- London police appeal for footage as they aid investigation
- Brexit campaigners say attacks strengthen case for leaving EU
The U.K. government advised against traveling to Brussels unless absolutely necessary in the aftermath of terrorist attacks in the Belgian capital that left at least 31 people dead.
The advice, issued by the Foreign & Commonwealth Office and rare for the capital of another European country, came after bombings at Brussels airport and a subway station on Tuesday morning. Security has been stepped up at British ports, stations and airports, and officials met in the afternoon to discuss possible further action.
“We are advising against all but essential travel to Brussels,” Prime Minister David Cameron’s spokeswoman, Helen Bower, told reporters in London. “It’s reflecting the fact that the Belgian authorities are advising the Belgian public not to travel to Brussels at the moment. We think it’s helpful and right that we reflect that in the FCO advice.”
Cameron conducted a meeting of his government’s so-called Cobra emergency committee on Tuesday morning and London’s Metropolitan Police is sending officers to Belgium after offering to help in the investigation, Bower said. The force appealed for members of the public with images or footage of the attack to share them with detectives via the website www.ukpoliceimageappeal.co.uk.
The Belgian flag flew over Cameron’s office at 10 Downing Street, while British flags on government buildings were lowered to half-staff as a symbol of respect.
At least one Briton was injured in the attack on Brussels Airport, Bower told reporters.

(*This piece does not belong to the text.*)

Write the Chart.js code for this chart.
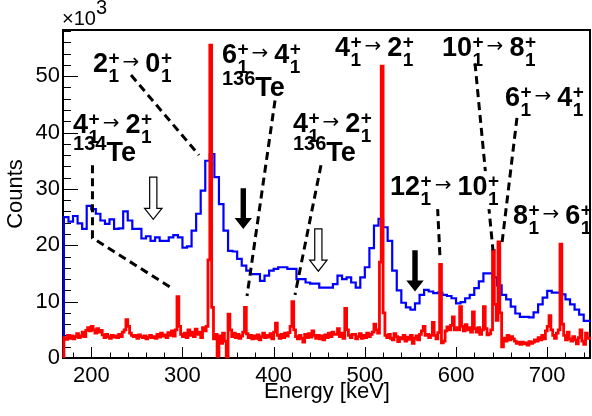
<!DOCTYPE html>
<html>
<head>
<meta charset="utf-8">
<script src="https://cdn.jsdelivr.net/npm/chart.js@4.4.1/dist/chart.umd.min.js"></script>
<style>
  html, body { margin: 0; padding: 0; background: #fff; }
  canvas { display: block; }
</style>
</head>
<body>
<canvas id="spectrum" width="592" height="416"></canvas>
<script>
// counts are in units of 10^3 (axis multiplier)
const energyMin = 169;
const energyMax = 748;
const countsMax = 58.2;

const xTicks = [200, 300, 400, 500, 600, 700];
const yTicks = [0, 10, 20, 30, 40, 50];

// blue spectrum, 5 keV bins from 170 keV
const blueStart = 170;
const blueBin = 5;
const blueCounts = [
  24.6, 25.0, 24.2, 25.2, 23.9, 22.9, 27.0, 26.4, 25.6, 24.4,   // 170
  23.8, 24.6, 22.9, 23.0, 26.0, 24.4, 22.9, 22.9, 21.2, 21.6,   // 220
  20.8, 21.4, 20.8, 20.8, 21.4, 21.8, 21.4, 19.6, 19.8, 22.6,   // 270
  25.6, 29.7, 35.0, 36.2, 32.1, 27.3, 22.6, 19.0, 18.9, 17.6,   // 320
  16.4, 15.5, 14.9, 14.9, 13.7, 14.6, 15.5, 15.8, 16.1, 16.1,   // 370
  15.8, 15.8, 14.0, 14.0, 13.4, 13.2, 13.2, 12.5, 12.5, 12.5,   // 420
  13.1, 14.6, 14.0, 14.3, 13.4, 12.5, 14.3, 16.1, 19.5, 23.5,   // 470
  24.7, 23.2, 20.8, 15.5, 12.0, 9.8, 9.0, 8.6, 9.7, 11.2,       // 520
  12.1, 11.8, 11.5, 11.6, 11.2, 11.0, 10.6, 9.7, 9.9, 10.6,     // 570
  11.2, 12.4, 13.6, 15.0, 15.0, 14.3, 12.9, 11.2, 10.4, 9.1,    // 620
  7.9, 7.3, 7.3, 7.2, 8.1, 9.5, 10.7, 11.9, 11.6, 11.6,         // 670
  11.3, 10.4, 9.5, 8.6, 7.7, 6.6                                // 720
];

// red spectrum, 2 keV bins from 170 keV
const redStart = 170;
const redBin = 2;
const redCounts = [
  3.2, 3.6, 3.3, 4.0, 3.5, 3.9, 3.4, 3.8, 4.3, 3.6,   // 170
  3.9, 4.6, 3.8, 4.9, 5.4, 4.8, 5.6, 5.0, 4.4, 5.2,   // 190
  4.6, 4.9, 4.1, 3.6, 4.2, 3.8, 3.5, 4.0, 3.7, 3.9,   // 210
  3.6, 4.2, 3.8, 4.6, 5.0, 6.8, 5.6, 4.4, 4.0, 3.8,   // 230
  4.0, 3.5, 4.1, 3.8, 3.6, 3.9, 3.4, 3.7, 4.0, 3.6,   // 250
  3.8, 3.5, 4.2, 3.7, 4.4, 3.9, 4.1, 3.6, 4.5, 4.0,   // 270
  4.8, 3.9, 5.0, 10.9, 5.6, 4.2, 3.8, 4.4, 3.6, 5.0,  // 290
  4.0, 4.6, 3.8, 5.1, 4.2, 4.6, 3.6, 5.4, 4.8, 5.6,   // 310
  17.4, 55.5, 9.0, 3.4, 4.2, 0.3, 3.9, 2.6, 4.4, 3.0, // 330
  0.2, 7.8, 5.0, 3.8, 4.4, 3.6, 4.2, 3.5, 3.9, 4.6,   // 350
  9.0, 4.3, 3.6, 4.0, 3.4, 3.9, 3.5, 4.1, 3.2, 3.8,   // 370
  4.4, 3.6, 4.0, 3.7, 4.3, 3.4, 4.6, 6.2, 4.0, 3.5,   // 390
  4.2, 3.6, 4.4, 3.9, 4.5, 5.6, 10.0, 5.0, 3.8, 3.4,  // 410
  4.0, 3.5, 2.8, 4.2, 3.6, 4.3, 3.7, 4.8, 4.0, 3.5,   // 430
  4.0, 3.4, 3.9, 3.2, 4.1, 3.6, 4.4, 3.8, 4.6, 4.2,   // 450
  4.2, 5.2, 3.8, 4.4, 3.5, 8.8, 5.0, 4.0, 3.6, 4.2,   // 470
  4.2, 3.4, 3.8, 4.3, 3.5, 4.0, 3.6, 4.4, 3.8, 4.2,   // 490
  4.6, 6.0, 5.0, 4.4, 17.0, 51.8, 8.0, 4.0, 3.6, 4.2, // 510
  3.5, 3.2, 4.3, 3.8, 2.9, 3.6, 3.4, 4.0, 3.0, 3.7,   // 530
  3.3, 4.0, 2.6, 3.5, 3.9, 3.2, 4.2, 4.8, 5.6, 4.0,   // 550
  4.2, 3.6, 4.0, 6.3, 4.0, 3.4, 4.5, 16.6, 2.7, 3.0,  // 570
  4.8, 5.5, 5.0, 5.8, 7.3, 5.0, 5.4, 5.0, 9.1, 5.6,   // 590
  4.8, 5.9, 5.0, 5.4, 4.6, 8.2, 5.2, 4.6, 5.4, 4.2,   // 610
  5.0, 9.1, 5.2, 4.1, 4.3, 5.0, 19.1, 9.5, 6.7, 20.6, // 630
  8.0, 2.0, 3.5, 3.0, 4.0, 3.2, 3.8, 3.4, 3.0, 2.6,   // 650
  2.8, 2.4, 2.8, 2.5, 2.7, 2.3, 2.9, 2.6, 2.8, 3.2,   // 670
  3.0, 3.6, 3.2, 4.0, 3.4, 4.8, 5.6, 7.5, 5.0, 4.0,   // 690
  3.5, 4.4, 5.0, 20.2, 6.0, 4.0, 3.2, 4.6, 3.4, 3.0,  // 710
  3.8, 3.2, 2.5, 3.6, 5.0, 3.0, 2.4, 4.4, 3.5         // 730
];

// annotations, placed in data units (keV, 10^3 counts)
const dashLines = [
  [[243.6, 50.2], [318.1, 36.0]],
  [[201.3, 34.2], [201.3, 21.3], [286.3, 12.6]],
  [[401.5, 45.7], [370.8, 11.0]],
  [[451.9, 34.2], [423.4, 11.2]],
  [[579.1, 28.9], [582.4, 17.9]],
  [[620.8, 52.3], [640.5, 19.1]],
  [[666.8, 42.6], [650.4, 20.4]]
];
const transitions = [
  { e: 201.9, v: 50.7, from: '2', to: '0' },
  { e: 343.3, v: 52.3, from: '6', to: '4' },
  { e: 467.2, v: 53.5, from: '4', to: '2' },
  { e: 584.6, v: 53.5, from: '10', to: '8' },
  { e: 653.6, v: 44.7, from: '6', to: '4' },
  { e: 180.0, v: 39.9, from: '4', to: '2' },
  { e: 421.2, v: 40.1, from: '4', to: '2' },
  { e: 527.6, v: 28.9, from: '12', to: '10', box: true },
  { e: 662.4, v: 23.8, from: '8', to: '6' }
];
const isotopes = [
  { e: 343.3, v: 46.5, mass: '136' },
  { e: 180.0, v: 34.9, mass: '134' },
  { e: 421.2, v: 34.9, mass: '136' }
];
const arrows = [
  { e: 268.0, top: 32.1, tip: 24.6, filled: false },
  { e: 449.0, top: 22.9, tip: 15.4, filled: false },
  { e: 366.7, top: 30.1, tip: 22.9, filled: true },
  { e: 555.0, top: 19.1, tip: 11.8, filled: true }
];

const FONT = '"Liberation Sans", Arial, Helvetica, sans-serif';

const histPoints = (start, width, counts) => {
  const pts = [{ x: start, y: 0 }];
  counts.forEach((c, i) => pts.push({ x: start + i * width, y: c }));
  pts.push({ x: start + counts.length * width, y: counts[counts.length - 1] });
  return pts;
};

// one level: big spin, superscript +, subscript 1
const drawLevel = (ctx, x, y, spin, dry) => {
  ctx.font = 'bold 27px ' + FONT;
  if (!dry) ctx.fillText(spin, x, y);
  x += ctx.measureText(spin).width;
  ctx.font = 'bold 19px ' + FONT;
  if (!dry) {
    ctx.fillText('+', x + 0.5, y - 8);
    ctx.fillText('1', x + 0.5, y + 10);
  }
  return x + Math.max(ctx.measureText('+').width, ctx.measureText('1').width) + 0.5;
};

const drawTransition = (ctx, x, y, t, dry) => {
  let cx = drawLevel(ctx, x, y, t.from, dry) + 3;
  ctx.font = '20px "DejaVu Sans", sans-serif';
  if (!dry) ctx.fillText('\u2192', cx, y - 4);
  cx += ctx.measureText('\u2192').width + 6;
  return drawLevel(ctx, cx, y, t.to, dry);
};

const drawIsotope = (ctx, x, y, mass) => {
  ctx.font = 'bold 20px ' + FONT;
  ctx.fillText(mass, x, y - 11);
  x += ctx.measureText(mass).width;
  ctx.font = 'bold 27px ' + FONT;
  ctx.fillText('Te', x, y);
};

const drawArrow = (ctx, px, top, tip, filled) => {
  const shaft = filled ? 2.7 : 3.6;
  const head = 8.7;
  const hh = 11;
  ctx.beginPath();
  ctx.moveTo(px - shaft, top);
  ctx.lineTo(px + shaft, top);
  ctx.lineTo(px + shaft, tip - hh);
  ctx.lineTo(px + head, tip - hh);
  ctx.lineTo(px, tip);
  ctx.lineTo(px - head, tip - hh);
  ctx.lineTo(px - shaft, tip - hh);
  ctx.closePath();
  if (filled) {
    ctx.fillStyle = '#000';
    ctx.fill();
  } else {
    ctx.fillStyle = '#fff';
    ctx.fill();
    ctx.lineWidth = 1.2;
    ctx.strokeStyle = '#000';
    ctx.stroke();
  }
};

// frame, inward ticks and the x10^3 multiplier
const frame = {
  id: 'frame',
  beforeDatasetsDraw(chart) {
    const { ctx, chartArea: a, scales: { x, y } } = chart;
    ctx.save();
    ctx.strokeStyle = '#000';
    ctx.lineWidth = 1;
    ctx.beginPath();
    for (let e = 180; e <= energyMax; e += 20) {
      const px = Math.round(x.getPixelForValue(e)) + 0.5;
      const len = e % 100 === 0 ? 11 : 5.5;
      ctx.moveTo(px, a.bottom);
      ctx.lineTo(px, a.bottom - len);
    }
    for (let v = 0; v <= countsMax; v += 2) {
      const py = Math.round(y.getPixelForValue(v)) + 0.5;
      const len = v % 10 === 0 ? 15 : 8;
      ctx.moveTo(a.left, py);
      ctx.lineTo(a.left + len, py);
    }
    ctx.stroke();
    ctx.lineWidth = 2;
    ctx.strokeRect(a.left, a.top, a.right - a.left - 1, a.bottom - a.top);
    ctx.fillStyle = '#000';
    ctx.font = '20px ' + FONT;
    ctx.textBaseline = 'alphabetic';
    ctx.fillText('\u00d710', a.left - 1, 25);
    ctx.fillText('3', a.left - 1 + ctx.measureText('\u00d710').width, 14);
    ctx.restore();
  }
};

const labels = {
  id: 'labels',
  afterDatasetsDraw(chart) {
    const { ctx, scales: { x, y } } = chart;
    ctx.save();
    ctx.strokeStyle = '#000';
    ctx.lineWidth = 3;
    ctx.setLineDash([8, 5]);
    dashLines.forEach(line => {
      ctx.beginPath();
      line.forEach(([e, v], i) => {
        const px = x.getPixelForValue(e), py = y.getPixelForValue(v);
        if (i === 0) ctx.moveTo(px, py); else ctx.lineTo(px, py);
      });
      ctx.stroke();
    });
    ctx.setLineDash([]);

    arrows.forEach(a => drawArrow(ctx, x.getPixelForValue(a.e), y.getPixelForValue(a.top), y.getPixelForValue(a.tip), a.filled));

    ctx.textBaseline = 'alphabetic';
    transitions.forEach(t => {
      const px = x.getPixelForValue(t.e), py = y.getPixelForValue(t.v);
      if (t.box) {
        const end = drawTransition(ctx, px, py, t, true);
        ctx.fillStyle = '#fff';
        ctx.fillRect(px - 2, py - 24, end - px + 4, 38);
      }
      ctx.fillStyle = '#000';
      drawTransition(ctx, px, py, t, false);
    });
    isotopes.forEach(t => {
      ctx.fillStyle = '#000';
      drawIsotope(ctx, x.getPixelForValue(t.e), y.getPixelForValue(t.v), t.mass);
    });
    ctx.restore();
  }
};

new Chart(document.getElementById('spectrum'), {
  type: 'line',
  data: {
    datasets: [
      {
        label: 'red',
        data: histPoints(redStart, redBin, redCounts),
        borderColor: '#ff0000',
        borderWidth: 2.8,
        stepped: 'after',
        pointRadius: 0,
        clip: { left: 3, top: 0, right: 0, bottom: 3 }
      },
      {
        label: 'blue',
        data: histPoints(blueStart, blueBin, blueCounts),
        borderColor: '#0000ff',
        borderWidth: 2.2,
        stepped: 'after',
        pointRadius: 0,
        clip: { left: 3, top: 0, right: 0, bottom: 3 }
      }
    ]
  },
  options: {
    responsive: false,
    animation: false,
    parsing: false,
    layout: { padding: { left: 0, right: 1, top: 30, bottom: 0 } },
    plugins: { legend: { display: false }, tooltip: { enabled: false } },
    scales: {
      x: {
        type: 'linear',
        min: energyMin,
        max: energyMax,
        afterFit: s => { s.height = 58; },
        afterBuildTicks: s => { s.ticks = xTicks.map(v => ({ value: v })); },
        grid: { display: false, drawTicks: false },
        border: { display: false },
        ticks: { color: '#000', font: { family: FONT, size: 22 }, padding: 5, maxRotation: 0, autoSkip: false },
        title: { display: true, text: 'Energy [keV]', color: '#000', font: { family: FONT, size: 22 }, padding: { top: 0, bottom: 11 } }
      },
      y: {
        type: 'linear',
        min: 0,
        max: countsMax,
        afterFit: s => { s.width = 63; },
        afterBuildTicks: s => { s.ticks = yTicks.map(v => ({ value: v })); },
        grid: { display: false, drawTicks: false },
        border: { display: false },
        ticks: { color: '#000', font: { family: FONT, size: 22 }, padding: 3 },
        title: { display: true, text: 'Counts', color: '#000', font: { family: FONT, size: 22 }, padding: { top: 3, bottom: 0 } }
      }
    }
  },
  plugins: [frame, labels]
});
</script>
</body>
</html>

Cameron earlier verbally attacked the U.K. Independence Party for seeking to use the attacks in Brussels to make the case for Britain to leave the European Union. It should be a day of “sympathy” with the people of Belgium rather than political point-scoring by those seeking withdrawal from the EU, he said.
UKIP’s defense spokesman, Mike Hookem, issued a statement saying the “horrific act of terrorism” showed that EU free-movement rules and “lax border controls” are “a threat to our security.” Britain votes on June 23 on whether to leave the EU.
“It’s not appropriate at this time to make any of those sorts of remarks,” Cameron told reporters in televised comments from his Downing Street office in London. “Today is a day for sympathy and condolence, for enhancing our own security.”
Cameron has used the collective security provided by membership of the EU as a key plank of his campaign to stay in the 28-nation bloc, prompting Hookem’s comments and criticism from other opponents after Tuesday’s attacks.
“Brussels, de facto capital of the EU, is also the jihadist capital of Europe,” Daily Telegraph newspaper columnist Allison Pearson said on her Twitter feed. “And the Remainers dare to say we’re safer in the EU!” She followed this with the hashtag #Brexit. UKIP leader Nigel Farage retweeted Pearson’s comment.
Chris Bryant, a senior lawmaker from the opposition Labour Party, responded that Pearson’s post was “truly vile,” while the Scottish National Party’s Stewart McDonald tweeted that “it’s an especially empty and small-minded person who makes politics out of this.”